Adjectives Are the Kryptonite of Advertising.
I always try to avoid adjectives in my work.
Verbs. Verbs I like.
Advertising has planted big wet kisses on adjectives since the first heyday of this business in the 1920s. Ad giants like Albert Lasker figured out that by using adjectives in copy, products became more seductive. More distinctive.
More desirable.
Lasker understood desire. And he was right – products flew off the shelves. But along the way, adjectives were tossed out too casually and too often. Like Sinatra throwing around twenties in nightclubs. Bigger, brighter, faster, cheaper, tastier, smoother, longer and all the other flashier and sexier verbiage began to lose its power. Every product claimed them, whether it was true or not. Soon, those words no longer moved the public. They had been overexposed. Overcome. Overloaded. And that happened a long, long time ago.
To me, the great copywriters find ways to imply adjectives. Great writing makes you feel a product benefit without ever having to resort to the cliché.
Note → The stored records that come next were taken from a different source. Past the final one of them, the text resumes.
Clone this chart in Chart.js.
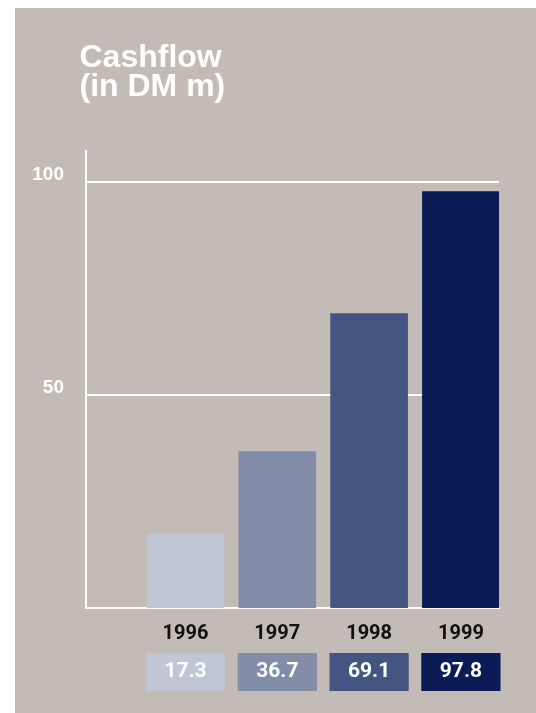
<!DOCTYPE html>
<html>
<head>
<meta charset="utf-8">
<script src="https://cdn.jsdelivr.net/npm/chart.js@4/dist/chart.umd.min.js"></script>
<style>
    html, body { margin: 0; padding: 0; background: #fff; }
    #panel { position: absolute; left: 15px; top: 8px; width: 521px; height: 705px; background: #c3bbb5; }
    #title { position: absolute; left: 64.5px; top: 34px; margin: 0; color: #fff;
             font: bold 32px/29px "Liberation Sans", Arial, sans-serif; }
    #chart-wrap { position: absolute; left: 0; top: 0; width: 521px; height: 705px; }
</style>
</head>
<body>
<div id="panel">
    <div id="chart-wrap"><canvas id="cashflowChart"></canvas></div>
    <h1 id="title">Cashflow<br>(in DM m)</h1>
</div>
<script>
// Chart data
const years = [1996, 1997, 1998, 1999];
const cashflow = [17.3, 36.7, 69.1, 97.8];
const yTicks = [50, 100];

const barColors = ['#c0c6d4', '#838ca9', '#445582', '#0a1b55'];

// x range picked so the year slots land where the printed bars sit
const X_MIN = 1994.916;
const X_MAX = 1999.415;

const yearTicks = scale => { scale.ticks = years.map(v => ({ value: v })); };

new Chart(document.getElementById('cashflowChart'), {
    type: 'bar',
    data: {
        datasets: [{
            data: years.map((yr, i) => ({ x: yr, y: cashflow[i] })),
            backgroundColor: barColors,
            barThickness: 77,
            borderWidth: 0,
            xAxisID: 'x',
            yAxisID: 'y'
        }]
    },
    options: {
        responsive: true,
        maintainAspectRatio: false,
        animation: false,
        layout: { padding: { top: 143, right: 37, bottom: 15, left: 0 } },
        plugins: {
            legend: { display: false },
            tooltip: { enabled: false }
        },
        scales: {
            x: {
                type: 'linear',
                position: 'bottom',
                weight: 0,
                min: X_MIN,
                max: X_MAX,
                offset: false,
                grid: { display: false, drawTicks: false },
                border: { color: '#fff', width: 2 },
                afterBuildTicks: yearTicks,
                afterFit: s => { s.height = 40; },
                ticks: {
                    padding: 14,
                    autoSkip: false,
                    maxRotation: 0,
                    color: '#111',
                    font: { family: 'Roboto', size: 20, weight: 'bold' },
                    callback: v => String(v)
                }
            },
            x2: {
                type: 'linear',
                position: 'bottom',
                weight: 1,
                min: X_MIN,
                max: X_MAX,
                offset: false,
                grid: { display: false, drawTicks: false },
                border: { display: false },
                afterBuildTicks: yearTicks,
                afterFit: s => { s.height = 50; },
                ticks: {
                    padding: 11.4,
                    autoSkip: false,
                    maxRotation: 0,
                    color: '#fff',
                    font: { family: 'Roboto', size: 21, weight: 'bold' },
                    callback: (v, i) => cashflow[i].toFixed(1),
                    showLabelBackdrop: true,
                    backdropColor: c => barColors[c.index],
                    backdropPadding: { top: 6.4, bottom: 6.4, left: 18.5, right: 18.5 }
                }
            },
            y: {
                position: 'left',
                min: 0,
                max: 107.3,
                grid: { color: '#fff', lineWidth: 2, drawTicks: false },
                border: { color: '#fff', width: 2 },
                afterBuildTicks: s => { s.ticks = yTicks.map(v => ({ value: v })); },
                afterFit: s => { s.width = 71; },
                ticks: {
                    padding: 22,
                    labelOffset: -7,
                    color: '#fff',
                    font: { family: 'Liberation Sans', size: 19, weight: 'bold' }
                }
            }
        }
    }
});
</script>
</body>
</html>
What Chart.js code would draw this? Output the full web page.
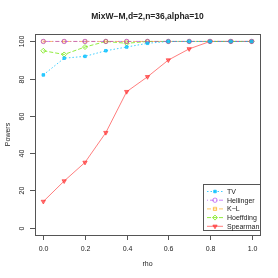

So instead of saying “this battery lasts LONGER” a more interesting writer might say, “The next time you have to change this battery, the Leafs will be watching the playoffs from their living rooms.” If you get into the habit of never using adjectives, your copy will immediately get more interesting, your ads become more persusasive, and your writing skills take a quantum leap.
Great copywriting should be surprising, interesting and more engaging than what a really good magazine writer could do. If you’ve peppered your copy with adjectives, you weaken the persuasion one more click with each one.
As the Cluetrain Manifesto put it so beautifully: Adjectives are like the blank tiles in Scrabble. You can use them anywhere, but they have no value.